Celeste Ponce reviews Two Sides of the Border: Reimagining the Region by Tatiana Bilbao, Nile Greenberg, and Ayesha S. Ghosh on Rice University’s Design Alliance ─ Cite Digital

“The book’s essays begin with the left side of the spread devoted to a diagram of the US and Mexico’s boundary lines. The origins of the essays are placed on the map with a thinner longitudinal line that extends past Mexico along various latitudinal degrees. While the essays span across both countries their histories and current challenges, the diagrams enable the reader to navigate between cities. But ultimately, it’s Baan’s full-color images that both ground the reader and reveal the human conditions behind the stories. Baan pulls you out of the window seat and takes you on a magic carpet ride, zooming in and out of people’s homes, backyards, streets, and aerial views. He reflects that seeing the border and the wall prototypes from the air puts it in such perspective, seeing the massive density on the south side of the wall and this little fence that’s trying to hold it back. I think it’s a metaphor for what we are experiencing these days.

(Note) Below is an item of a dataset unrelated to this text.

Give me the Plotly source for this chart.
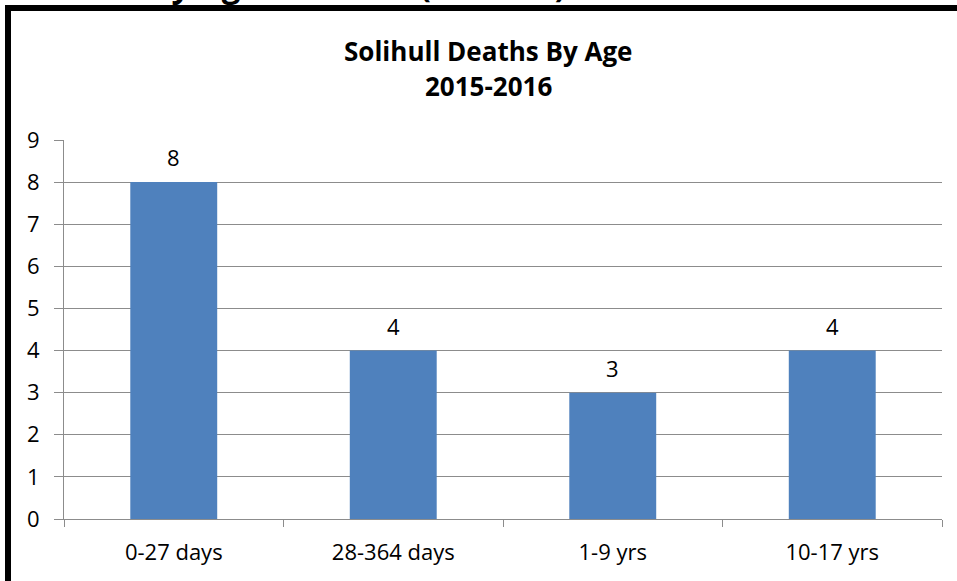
import plotly.graph_objects as go

categories = ["0-27 days", "28-364 days", "1-9 yrs", "10-17 yrs"]
deaths = [8, 4, 3, 4]
y_ticks = list(range(0, 10))

title_line1 = "Solihull Deaths By Age"
title_line2 = "2015-2016"
clipped_heading = "Solihull Deaths by Age at Death (2015-16)"

FONT = "Open Sans"
GRID = "#8c8c8c"

W, H = 957, 581


def px(sx):
    """screen x (px) -> paper x"""
    return (sx - 64) / 878


def py(sy):
    """screen y (px) -> paper y"""
    return (519 - sy) / 379


fig = go.Figure()
fig.add_trace(go.Bar(
    x=categories, y=deaths,
    marker=dict(color="#4F81BD", line=dict(width=0)),
    hoverinfo="x+y",
))

# data labels
for c, v in zip(categories, deaths):
    fig.add_annotation(x=c, y=v, xref="x", yref="y", text=str(v),
                       showarrow=False, yshift=25,
                       font=dict(family=FONT, size=22, color="#000000"))

# Chart titles
fig.add_annotation(x=px(488), y=py(51), xref="paper", yref="paper",
                   text="<b>" + title_line1 + "</b>", showarrow=False,
                   xanchor="center", yanchor="middle",
                   font=dict(family=FONT, size=26, color="#000000"))
fig.add_annotation(x=px(488), y=py(86), xref="paper", yref="paper",
                   text="<b>" + title_line2 + "</b>", showarrow=False,
                   xanchor="center", yanchor="middle",
                   font=dict(family=FONT, size=26, color="#000000"))

# page heading cut off at the top of the picture (only descenders visible)
fig.add_annotation(x=px(568), y=py(-15), xref="paper", yref="paper",
                   text="<b>" + clipped_heading + "</b>", showarrow=False,
                   xanchor="right", yanchor="middle",
                   font=dict(family=FONT, size=33, color="#000000"))

# black frame around the chart
fl = px(8)
ft = py(8)
fig.add_shape(type="path", xref="paper", yref="paper",
              path=f"M {fl},-1 L {fl},{ft} L 1.5,{ft}",
              line=dict(color="#000000", width=6))

fig.update_layout(
    width=W, height=H,
    margin=dict(l=64, r=W - 942, t=140, b=H - 519),
    paper_bgcolor="white", plot_bgcolor="white",
    bargap=0.604,
    showlegend=False,
    font=dict(family=FONT, size=22, color="#000000"),
    xaxis=dict(
        tickson="boundaries", ticks="outside", ticklen=7, tickcolor=GRID, tickwidth=1,
        showline=True, linecolor=GRID, linewidth=1,
        showgrid=False, tickfont=dict(family=FONT, size=22, color="#000000"),
        ticklabelstandoff=14,
    ),
    yaxis=dict(
        range=[0, 9], tickvals=y_ticks, ticks="outside", ticklen=9, tickcolor=GRID,
        showline=True, linecolor=GRID, linewidth=1,
        showgrid=True, gridcolor=GRID, gridwidth=1, zeroline=False,
        tickfont=dict(family=FONT, size=22, color="#000000"),
        ticklabelstandoff=10,
    ),
)

# remove the default 8px page margin so the figure fills the window
fig.write_html("out.html", config={"displayModeBar": False},
               post_script="document.body.style.margin='0';")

In the spirit of photographer William A. Garnett’s ‘Lakewood’ aerial series, Baan’s industrial borderland landscapes cut off the horizon. The image’s angle is turned inward, with subjects pushed out to the edge of the frame, close enough to touch. Like Garnett, Baan seizes the dichotomy between the ‘imagined and rejected’ in the various borderlands by beautifully capturing the desolate rural and empty suburban landscapes. By looking down from an altitude low enough to recognize the vast absence of human activity, one strangely looks back at 1952’s endless geometric rows of mass-produced homes within large swaths of ‘desolation’ captured by Garnett. Similarly, Baan’s photograph of stucco boxes that appear to go on forever in a suburb in Monterrey, Nuevo Leon, is a telling example of NAFTA’s effect on the industrial and rural areas of northern Mexico. Baan explains, ‘you think it is just an economic agreement, but it has a major impact also on the landscape of different places.’”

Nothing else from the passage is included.